Second, the prepayment option we adopt today stands fundamentally at odds with basic principles of commercial reasonableness. By requiring licensees that elect the option to prepay their licenses at the "nominal" bid price, the plan ignores the time value of money and inflates the effective price paid by the licensees that it purportedly seeks to assist. Put simply, the value of a bid paid out over ten years is significantly less --around 40% less -- than that same bid paid in cash. The consequence of this oversight is a massive penalty for any licensee that might otherwise elect this alternative. The prepayment option layers on an additional penalty by requiring licensees to forfeit 30% of their deposit. Note that this forfeiture of deposited monies is ordered even though the licensees would use their deposits to prepay licenses at effective prices higher than the amount that they bid. At base, the plan ignores fundamental principles of finance and, as a result, cannot reasonably be expected to appeal to licensees or their creditors.

Third, the prepayment plan adopted today has too much risk of not being helpful to the financing of the licenses held by the very large bidders that constitute the vast majority of the C block licensed POPs in the United States. The acid test of any work out plan is whether the deal is accepted by the debtor; if not, the plan is not a work-out but rather only works us deeper into the toils of a drawn out bankruptcy litigation. In this case, the prepayment plan extracts the two extraordinary penalties described above and offers little in the way of incentives for licensees to accept it. According to the Congressional Budget Office Report, bankruptcies could cost consumers in excess of $5.5 in lost benefits. Taxpayers lose because the re-auction of licenses is conducted in a piecemeal fashion at the end of lengthy bankruptcy litigations, ensuring smaller proceeds as the value of the licenses deteriorates from delay. Such are the costs of the Commission majority's sanctimonious rigidity.

The majority's unwillingness to adopt a comprehensive plan for addressing the financial situation of the C block is inexcusable and inexplicable. The legacy of that decision is a substantial risk of bankruptcies that Congress and any commercially reasonable enterprise would have us eliminate. By focussing on punishment and ignoring the need to make the work-out "workable", the majority sacrifices consumer and taxpayer interests. This approach is fundamentally misdirected and contrary to our statutory directives. In short, today's decision will delay more competition for most Americans. Competition delayed is competition denied.

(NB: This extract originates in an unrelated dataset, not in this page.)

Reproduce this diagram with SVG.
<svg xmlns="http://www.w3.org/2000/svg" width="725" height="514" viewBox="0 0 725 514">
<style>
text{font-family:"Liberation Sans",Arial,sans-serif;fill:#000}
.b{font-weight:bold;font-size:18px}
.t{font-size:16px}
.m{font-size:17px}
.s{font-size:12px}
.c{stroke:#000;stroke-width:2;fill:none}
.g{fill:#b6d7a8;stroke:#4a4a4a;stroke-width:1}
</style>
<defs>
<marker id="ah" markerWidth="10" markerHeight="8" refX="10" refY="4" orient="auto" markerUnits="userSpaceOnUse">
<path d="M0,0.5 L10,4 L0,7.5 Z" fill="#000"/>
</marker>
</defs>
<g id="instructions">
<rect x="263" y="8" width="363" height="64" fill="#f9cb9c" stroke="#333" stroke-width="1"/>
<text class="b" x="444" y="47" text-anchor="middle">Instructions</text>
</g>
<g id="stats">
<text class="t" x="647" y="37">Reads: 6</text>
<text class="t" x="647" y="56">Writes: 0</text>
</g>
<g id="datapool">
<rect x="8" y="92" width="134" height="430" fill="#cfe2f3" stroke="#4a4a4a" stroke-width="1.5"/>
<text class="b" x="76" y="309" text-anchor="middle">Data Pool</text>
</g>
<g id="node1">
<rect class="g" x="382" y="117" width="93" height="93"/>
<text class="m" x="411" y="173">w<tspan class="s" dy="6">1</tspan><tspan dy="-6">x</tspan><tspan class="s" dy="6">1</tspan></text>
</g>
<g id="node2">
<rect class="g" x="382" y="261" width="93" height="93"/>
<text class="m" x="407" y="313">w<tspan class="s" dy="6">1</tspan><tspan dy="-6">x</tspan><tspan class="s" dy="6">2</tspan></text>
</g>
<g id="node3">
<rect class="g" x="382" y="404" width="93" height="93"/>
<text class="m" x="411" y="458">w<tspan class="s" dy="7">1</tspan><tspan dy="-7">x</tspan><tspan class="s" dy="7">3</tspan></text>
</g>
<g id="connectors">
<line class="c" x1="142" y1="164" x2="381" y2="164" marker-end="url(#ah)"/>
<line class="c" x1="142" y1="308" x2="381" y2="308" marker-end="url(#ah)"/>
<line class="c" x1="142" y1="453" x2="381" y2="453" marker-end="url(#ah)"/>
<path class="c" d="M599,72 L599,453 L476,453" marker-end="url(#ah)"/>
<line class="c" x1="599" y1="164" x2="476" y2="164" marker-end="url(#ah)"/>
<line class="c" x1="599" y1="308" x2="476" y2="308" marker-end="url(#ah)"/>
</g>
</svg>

Finally, it is not clear to me that the parameters of our Order today and the accompanying Notice treat fairly those C block companies -- such as Omnipoint, Cook Inlet and Airadigm -- that have accepted our challenge to bring service to market and who, as result, have invested heavily in build out. These licensees have operating businesses that are tied to specific C block licenses. Consequently, they do not have the same flexibility as other licensees to disaggregate or participate in a "full price buy out", which would require a dramatic reduction in the size of their existing service footprints. This concern with fairness is more than a metaphysics. These licensees must compete for capital in the public markets with other C block licensees, including winners of the subsequent re-auction. To the extent that such a re-auction of spectrum returned under any of the options in our Order today "resets" the market price for spectrum, it could impair access to capital for those licenses that are significantly built out but which carry artificially higher prices per pop.

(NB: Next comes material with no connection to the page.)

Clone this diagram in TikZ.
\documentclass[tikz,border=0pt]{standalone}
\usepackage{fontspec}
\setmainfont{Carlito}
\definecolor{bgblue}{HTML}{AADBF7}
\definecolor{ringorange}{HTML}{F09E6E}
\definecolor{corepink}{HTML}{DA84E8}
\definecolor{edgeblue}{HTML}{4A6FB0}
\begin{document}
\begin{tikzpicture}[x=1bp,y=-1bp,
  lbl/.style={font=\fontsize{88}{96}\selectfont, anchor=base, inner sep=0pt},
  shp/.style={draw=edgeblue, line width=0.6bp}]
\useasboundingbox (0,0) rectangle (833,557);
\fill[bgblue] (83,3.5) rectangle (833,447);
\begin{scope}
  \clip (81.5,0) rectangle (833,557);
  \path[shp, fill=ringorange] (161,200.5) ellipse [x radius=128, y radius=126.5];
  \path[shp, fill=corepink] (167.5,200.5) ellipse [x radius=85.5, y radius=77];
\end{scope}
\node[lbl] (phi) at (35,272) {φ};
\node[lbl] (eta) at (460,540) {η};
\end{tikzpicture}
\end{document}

The concerns I have identified do not subtract from the following facts:


  1. After many months of discussion the Commission has finally recognized the need to restructure certain debt in the C block.

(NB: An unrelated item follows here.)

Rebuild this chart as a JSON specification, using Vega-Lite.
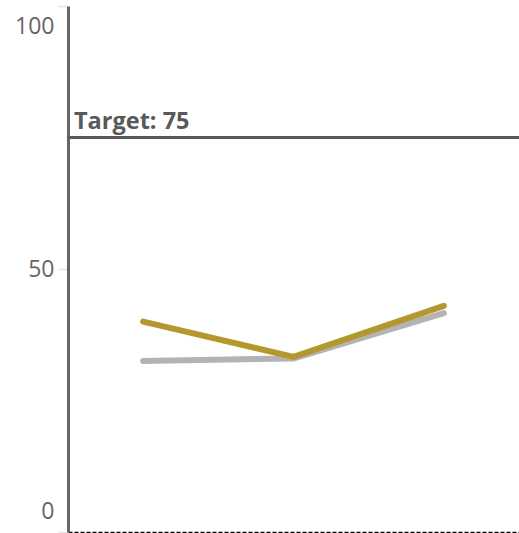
{
  "$schema": "https://vega.github.io/schema/vega-lite/v6.json",
  "width": 451,
  "height": 526,
  "autosize": {"type": "none"},
  "padding": {"left": 68, "top": 6, "right": 0, "bottom": 1},
  "background": "white",
  "config": {"view": {"stroke": null}, "font": "Open Sans"},
  "datasets": {
    "series": [
      {"period": "P1", "series": "Previous", "value": 32.5},
      {"period": "P2", "series": "Previous", "value": 33},
      {"period": "P3", "series": "Previous", "value": 41.6},
      {"period": "P1", "series": "Current", "value": 40},
      {"period": "P2", "series": "Current", "value": 33.3},
      {"period": "P3", "series": "Current", "value": 43}
    ],
    "target": [{"target": 75, "label": "Target: 75"}]
  },
  "layer": [
    {
      "data": {"name": "series"},
      "mark": {"type": "line", "strokeWidth": 6, "strokeCap": "round", "strokeJoin": "miter"},
      "encoding": {
        "x": {
          "field": "period", "type": "ordinal",
          "scale": {"type": "point", "padding": 0.5},
          "axis": {"title": null, "labels": false, "ticks": false, "domainDash": [4, 2], "domainColor": "#000000", "domainWidth": 1.5, "grid": false}
        },
        "y": {
          "field": "value", "type": "quantitative",
          "scale": {"domain": [0, 100], "nice": false},
          "axis": {
            "title": null, "values": [0, 50, 100], "grid": false,
            "domainColor": "#666666", "domainWidth": 3,
            "tickColor": "#e3e3e3", "tickSize": 10, "tickWidth": 1.5,
            "labelFontSize": 23, "labelColor": "#666666", "labelPadding": 4,
            "labelFlush": true, "labelFlushOffset": -9
          }
        },
        "color": {
          "field": "series", "type": "nominal",
          "scale": {"domain": ["Previous", "Current"], "range": ["#b3b3b3", "#b5982d"]},
          "legend": null
        },
        "order": {"field": "period"},
        "detail": {"field": "series"}
      }
    },
    {
      "data": {"name": "target"},
      "mark": {"type": "rule", "color": "#595959", "strokeWidth": 3},
      "encoding": {"y": {"field": "target", "type": "quantitative"}}
    },
    {
      "data": {"name": "target"},
      "mark": {"type": "text", "align": "left", "baseline": "alphabetic", "dx": 6, "dy": -9, "fontSize": 23.5, "fontWeight": "bold", "color": "#595959"},
      "encoding": {
        "x": {"value": 0},
        "y": {"field": "target", "type": "quantitative"},
        "text": {"field": "label"}
      }
    }
  ]
}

  2. Today's decision will permit us to obtain some licenses for reauction and will permit some licensees to get financing, based on all available information.

  3. And we have, at the very least, not simply extended the payment dates on the existing notes by the many years sought by some licensees. This proposal was unfair to the taxpayer and an unnecessary windfall to most C block licensees.


Therefore, I affirm in part and dissent with respect to the so-called "full price buy-out" plan.